The Casual Vacancy by J.K. Rowling
Successful Break-Away From a Phenomenon
J.K. Rowling, the best-selling author of the Harry Potter series has returned with a brand new novel, The Casual Vacancy: a whole different genre for a very different audience. There are no wizards, a magical boarding school, nor dark lord to defeat. But if you keep an open mind, the characters and story will draw you into a new, interesting world.
The Casual Vacancy tells the story of a small town’s reaction to death of Barry Fairbrother, the mayor-esque figure of the town of Pagford. The rest of the novel recounts the battle for Fairbrother’s mayor seat and the consequences that happen because of this contest.

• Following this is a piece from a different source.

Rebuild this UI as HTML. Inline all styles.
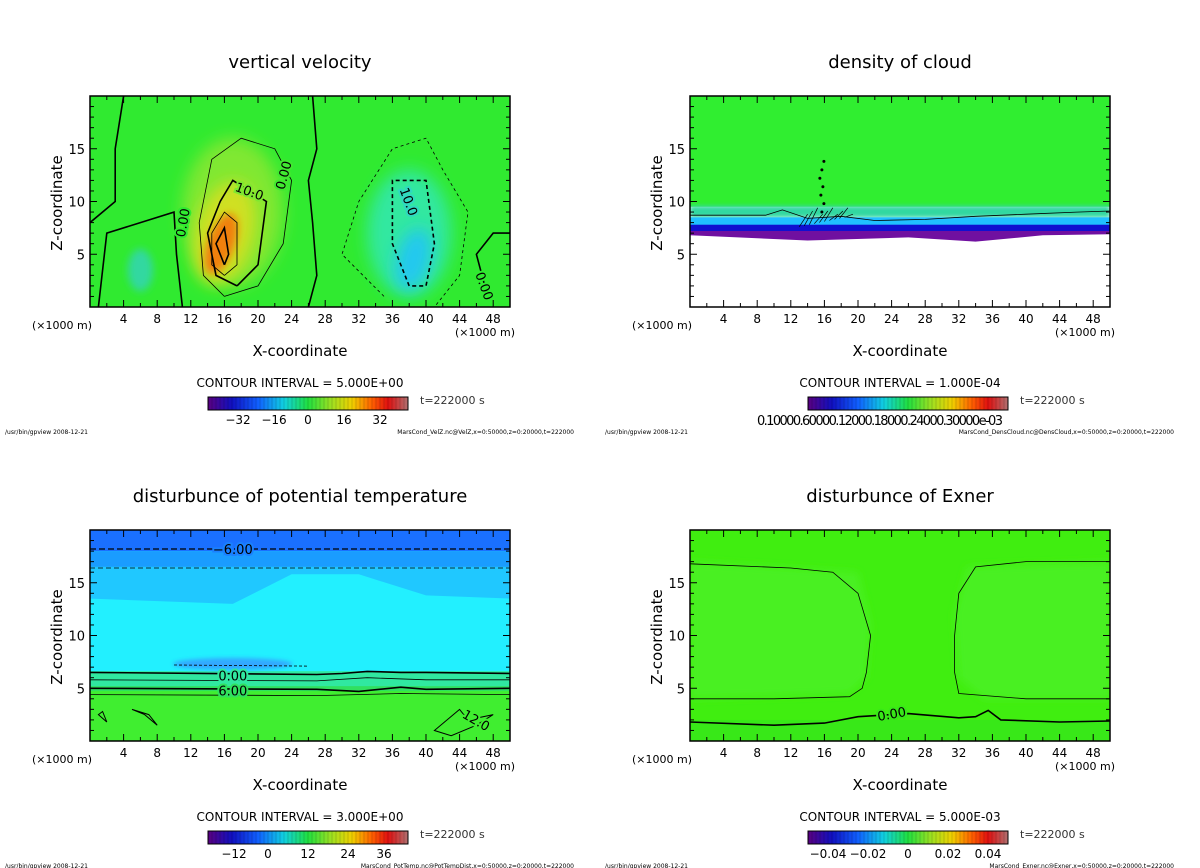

Most, if not all, Harry Potter fans, like myself, will find the first several chapters of the book a bit difficult. I had to remind myself, “This is not Harry Potter.” Because Rowling had done a phenomena-inducing seven-book series as her premiere, it is hard to separate her from the children’s fantasy genre she has become so famous for. As I read the first couple of chapters, I kept waiting for a wizard to appear, something, anything magical. And I found myself disappointed when it did not happen. However, I tried to keep an open mind and soon after, it was not hard to be drawn in by the quirky, very real characters and the stories they wanted to tell. I can only commend J.K. Rowling for pushing her boundaries, for not staying in her comfort zone. She attempts to become a versatile author, and I believe she succeeds in her first attempt to break away from the Harry Potter name that sometimes overshadows her.
There might be some who complain about a seeming lack of plot, and that is a legitimate complaint. This story does not have a compelling story-line like Harry Potter. However, it is not without one. The overarching plot is driven by the conflict of Pagford’s empty mayor seat. It is not as dire in our eyes as the overarching story of defeating Lord Voldemort; however, the residents of Pagford definitely see their dilemma as a do-or-die situation. And if you are willing to become one of them for the duration of the novel, you start to see it the same way as well.
But Rowling definitely takes more time with her characters in this book than in Harry Potter. This novel is more of a character-study than a plot-propelled novel. There are plethora of different characters, and we meet many of them in their own perspectives. And Rowling uses the plot to reveal who these characters are. How do these character react to what is happening around them? Her characters are very real. None of them are stock. Sometimes they are the heroes, the villains, the lovers, etc. They are all complex and have different facets to them, like real human beings. Eventually, these personalities become real people to the readers, not just characters.
Rowling is a master of words. Her style is impeccable. However, her true genius shines in her description of characters, “Andrew spotted Krystal Weedon, byword and dirty joke.” She has a quirky way of describing her characters in ways that no one would ever think to do, but the readers immediately recognize what kind of character he/she is by Rowling’s description.
If I had to find something to dislike about the novel, I would be hard-pressed. Personally, the sexual content and crass words made me uncomfortable. However, she is writing for adults and writing about real people, the good and ugly. I do not think the sexual content or crass language was indulgent. There was a purpose behind what she decided to put in. But I personally found it very uncomfortable at times to read. If you are a parent, I would definitely not recommend that you give this book to your young children! But for adults, do not be fooled by J.K. Rowling’s previous works.
I would highly recommend this book. However, if you are specifically seeking out to read a book similar story-wise or genre-wise to Harry Potter, do not pick up this book. But if you enjoy J.K. Rowling as a writer and story-teller than this book has so much to offer to you. She will not disappoint readers, like me, who just want to read a well-written story.